Walt Mossberg: Capitalism. Capitalism has a lot of problems. There are a lot of inequities. There are a lot of things about it that are imperfect and should be tweaked and should be fixed.

But capitalism has created a world, in those countries that practice it, where if you have a great idea, you can raise some money and you can go do it. And certainly the personal computer and consumer digital revolution of the last 30 years would never have happened if it weren’t for free markets, people’s ability, from any walk of life, to come up with an idea, do it in a garage, get a little money from some venture capitalist or somebody, and then bring it to market.

And if it fails – and most of them do fail – you go try something else. And if it succeeds, you could become the wealthiest guy in the world, like Bill Gates did.

And I think you can’t overstate the importance of a free market economic system, and particularly the way it has been practiced in the United States where both technologists and investors have been willing to take risks.

Sometimes you’ve lost money on those risks. We saw it in the dot-com bubble and then bust of just six or seven years ago.

But overall, it’s been an extremely invigorating and healthy thing. And even in other capitalist countries where risk-taking was harder, and where failure was much more of a kind of final thing, they didn’t spawn the kinds of ideas, and products, and technologies that we did. Because it’s not a sin to fail in the United States, certainly not in tech.

I can tell you that people come to see me every day with companies and products who came to see me five years before for some completely different company and product which may have failed. Maybe it succeeded, but a lot of times it failed.

And I don’t say, “Well I’m not gonna see that guy because he failed in his last company.”

And the venture capitalists don’t say, “Well you failed in your last company. Why should we even listen to you?” No, they say, “Okay, you learned something from that failure. Let’s listen to your new thing.”

So American style free market capitalism has been a huge factor. 

Question: What forces have shaped technology most? 

Walt Mossberg: There have been two huge contributors to it, I think. This may be a little different than the last giant cycle of technological innovation when I think things were a lot less formal in America.

One huge cycle has been education – high quality institutions of higher education. Now it’s not always true. We’ve got to remember, Bill Gates and Steve Jobs – who are probably two of the most famous high tech figures of the last 30 years – are both college dropouts. Michael Dell, who is not really a technology figure but runs a big technology company, is a college dropout. And even Sergey Brin and Larry Page who founded Google – while they are certainly not college dropouts, did drop out of their PhD programs and never finished their PhDs.

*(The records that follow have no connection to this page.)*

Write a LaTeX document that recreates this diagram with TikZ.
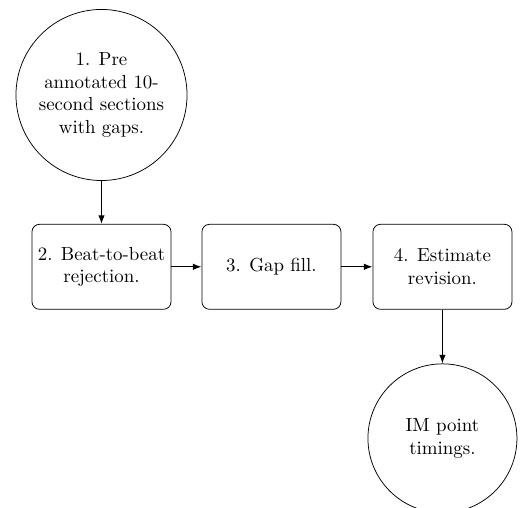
\documentclass[tikz,border=0pt]{standalone}
\usepackage{tikz}
\usetikzlibrary{arrows.meta, positioning}

\begin{document}
\begin{tikzpicture}[
    node distance=0.8cm and 0.56cm,
    stagecircle/.style={
        circle, draw, minimum size=3.18cm,
        align=center, inner sep=2pt
    },
    endcircle/.style={
        circle, draw, minimum size=2.77cm,
        align=center, inner sep=2pt
    },
    box/.style={
        rectangle, draw, rounded corners,
        minimum width=2.585cm, minimum height=1.58cm,
        align=center, inner sep=3pt
    },
    arrow/.style={-{Latex[length=1.6mm,width=1.2mm]},semithick}
]

% fixed frame
\useasboundingbox (-1.887,1.766) rectangle (7.873,-7.678);

% Input
\node[stagecircle] (sections) {1. Pre\\annotated 10-\\second sections\\with gaps.};

% Processing row
\node[box, below=of sections]         (reject)   {2. Beat-to-beat\\rejection.};
\node[box, right=of reject]           (gapfill)  {3. Gap fill.};
\node[box, right=0.58cm of gapfill]   (revision) {4. Estimate\\revision.};

% Output
\node[endcircle, below=1.0cm of revision] (timings) {IM point\\timings.};

% Arrows
\draw[arrow] (sections) -- (reject);
\draw[arrow] (reject)   -- (gapfill);
\draw[arrow] (gapfill)  -- (revision);
\draw[arrow] (revision) -- (timings);

\end{tikzpicture}
\end{document}
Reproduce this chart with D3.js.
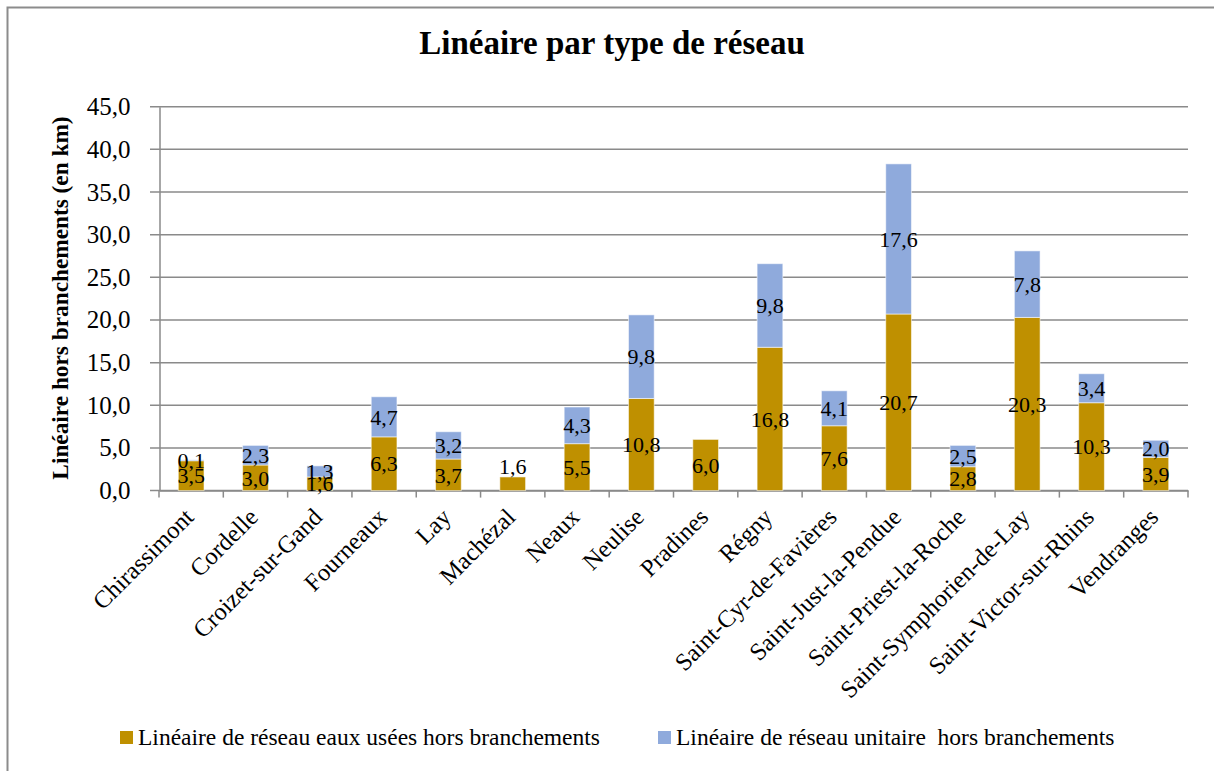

Having said that, it’s obvious that the last several waves of innovation in digital technology – that kind of thing that I write about – have been generated by higher education institutions of high quality. The pre-PC era; a reason that a lot of those companies were clustered around Boston was MIT [Massachusetts Institute of Technology].

We still have companies being spun out of MIT today. You may have heard of iRobot, you know, which makes vacuum and a bunch of military robots. They’re an MIT spinoff.

There is a company spun off by MIT that are working on basically electronic paper and a number of other things.

But the PC revolution; Stanford played a much bigger role in that. Yahoo, Google, quite a few other of those Silicon Valley companies. The reason Silicon Valley is Silicon Valley is Stanford. Obviously not everyone went to Stanford, but it has been a huge catalyst; an area that at one time – I think as recently as 30 or 35 years ago – was primarily a fruit and flower growing area, and now it’s called Silicon Valley.